**Short exercise**: Pictures excluded, return the lines below from the first through the line holding "1-407/476, (713-97)/733, (407-20)/476])".

**Data provided**:
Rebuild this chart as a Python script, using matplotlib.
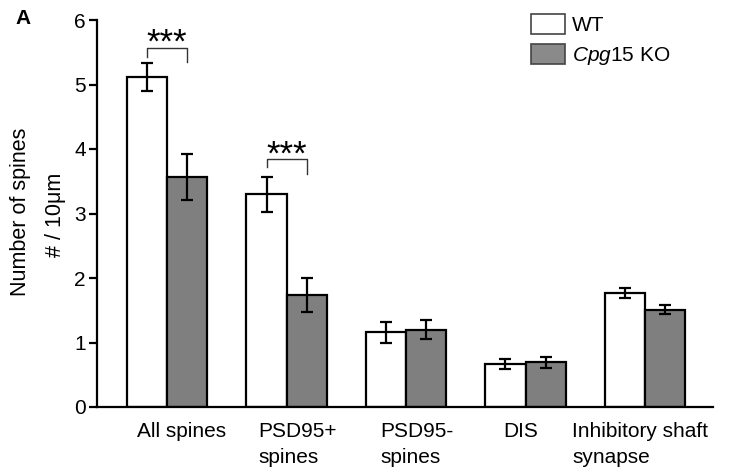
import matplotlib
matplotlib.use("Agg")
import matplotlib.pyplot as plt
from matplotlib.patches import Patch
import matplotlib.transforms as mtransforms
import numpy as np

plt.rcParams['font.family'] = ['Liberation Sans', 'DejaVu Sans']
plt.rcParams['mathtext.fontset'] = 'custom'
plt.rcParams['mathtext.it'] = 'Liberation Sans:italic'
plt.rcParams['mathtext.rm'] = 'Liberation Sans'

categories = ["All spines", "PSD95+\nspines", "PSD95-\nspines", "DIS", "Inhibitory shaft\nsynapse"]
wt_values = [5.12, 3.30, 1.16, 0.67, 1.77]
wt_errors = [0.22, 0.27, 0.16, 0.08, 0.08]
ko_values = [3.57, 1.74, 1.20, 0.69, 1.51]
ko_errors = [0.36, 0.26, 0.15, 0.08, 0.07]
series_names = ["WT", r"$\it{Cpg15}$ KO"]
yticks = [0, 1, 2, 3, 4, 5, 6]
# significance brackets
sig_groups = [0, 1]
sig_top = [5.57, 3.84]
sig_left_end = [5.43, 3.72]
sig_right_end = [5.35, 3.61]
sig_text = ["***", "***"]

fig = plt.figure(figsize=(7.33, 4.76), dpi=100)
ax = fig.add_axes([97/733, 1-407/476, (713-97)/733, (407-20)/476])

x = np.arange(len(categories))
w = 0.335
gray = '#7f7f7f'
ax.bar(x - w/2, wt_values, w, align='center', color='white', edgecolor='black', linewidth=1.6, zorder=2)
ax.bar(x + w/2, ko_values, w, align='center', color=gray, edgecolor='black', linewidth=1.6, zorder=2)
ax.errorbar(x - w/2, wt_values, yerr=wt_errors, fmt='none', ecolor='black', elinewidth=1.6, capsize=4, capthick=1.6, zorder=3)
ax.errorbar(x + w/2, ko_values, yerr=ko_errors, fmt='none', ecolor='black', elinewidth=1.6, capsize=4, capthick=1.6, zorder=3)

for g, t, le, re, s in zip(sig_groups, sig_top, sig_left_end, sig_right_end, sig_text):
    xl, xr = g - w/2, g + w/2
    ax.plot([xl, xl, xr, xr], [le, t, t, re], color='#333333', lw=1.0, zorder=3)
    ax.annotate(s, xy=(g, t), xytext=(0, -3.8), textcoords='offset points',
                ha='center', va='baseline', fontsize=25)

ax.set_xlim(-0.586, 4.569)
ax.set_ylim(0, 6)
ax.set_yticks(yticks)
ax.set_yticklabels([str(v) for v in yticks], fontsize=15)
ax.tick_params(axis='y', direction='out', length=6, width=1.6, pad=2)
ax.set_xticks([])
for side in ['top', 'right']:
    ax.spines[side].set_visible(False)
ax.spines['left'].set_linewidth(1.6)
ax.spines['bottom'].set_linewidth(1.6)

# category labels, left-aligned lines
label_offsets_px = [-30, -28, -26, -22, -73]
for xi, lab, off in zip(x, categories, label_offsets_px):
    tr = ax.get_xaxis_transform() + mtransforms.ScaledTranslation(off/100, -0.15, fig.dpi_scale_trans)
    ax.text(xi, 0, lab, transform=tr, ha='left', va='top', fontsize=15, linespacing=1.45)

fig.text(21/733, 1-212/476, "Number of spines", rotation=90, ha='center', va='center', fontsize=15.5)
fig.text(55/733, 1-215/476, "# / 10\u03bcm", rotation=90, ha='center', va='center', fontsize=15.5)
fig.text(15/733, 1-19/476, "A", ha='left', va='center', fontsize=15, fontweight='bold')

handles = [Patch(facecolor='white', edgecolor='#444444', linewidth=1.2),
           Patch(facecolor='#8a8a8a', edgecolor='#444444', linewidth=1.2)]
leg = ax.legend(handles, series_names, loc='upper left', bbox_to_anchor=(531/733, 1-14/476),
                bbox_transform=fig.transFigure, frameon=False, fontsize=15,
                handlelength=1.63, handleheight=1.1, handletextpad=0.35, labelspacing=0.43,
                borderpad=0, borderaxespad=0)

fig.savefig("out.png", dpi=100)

**Result for this task**:
Rebuild this chart as a Python script, using matplotlib.
import matplotlib
matplotlib.use("Agg")
import matplotlib.pyplot as plt
from matplotlib.patches import Patch
import matplotlib.transforms as mtransforms
import numpy as np

plt.rcParams['font.family'] = ['Liberation Sans', 'DejaVu Sans']
plt.rcParams['mathtext.fontset'] = 'custom'
plt.rcParams['mathtext.it'] = 'Liberation Sans:italic'
plt.rcParams['mathtext.rm'] = 'Liberation Sans'

categories = ["All spines", "PSD95+\nspines", "PSD95-\nspines", "DIS", "Inhibitory shaft\nsynapse"]
wt_values = [5.12, 3.30, 1.16, 0.67, 1.77]
wt_errors = [0.22, 0.27, 0.16, 0.08, 0.08]
ko_values = [3.57, 1.74, 1.20, 0.69, 1.51]
ko_errors = [0.36, 0.26, 0.15, 0.08, 0.07]
series_names = ["WT", r"$\it{Cpg15}$ KO"]
yticks = [0, 1, 2, 3, 4, 5, 6]
# significance brackets
sig_groups = [0, 1]
sig_top = [5.57, 3.84]
sig_left_end = [5.43, 3.72]
sig_right_end = [5.35, 3.61]
sig_text = ["***", "***"]

fig = plt.figure(figsize=(7.33, 4.76), dpi=100)
ax = fig.add_axes([97/733, 1-407/476, (713-97)/733, (407-20)/476])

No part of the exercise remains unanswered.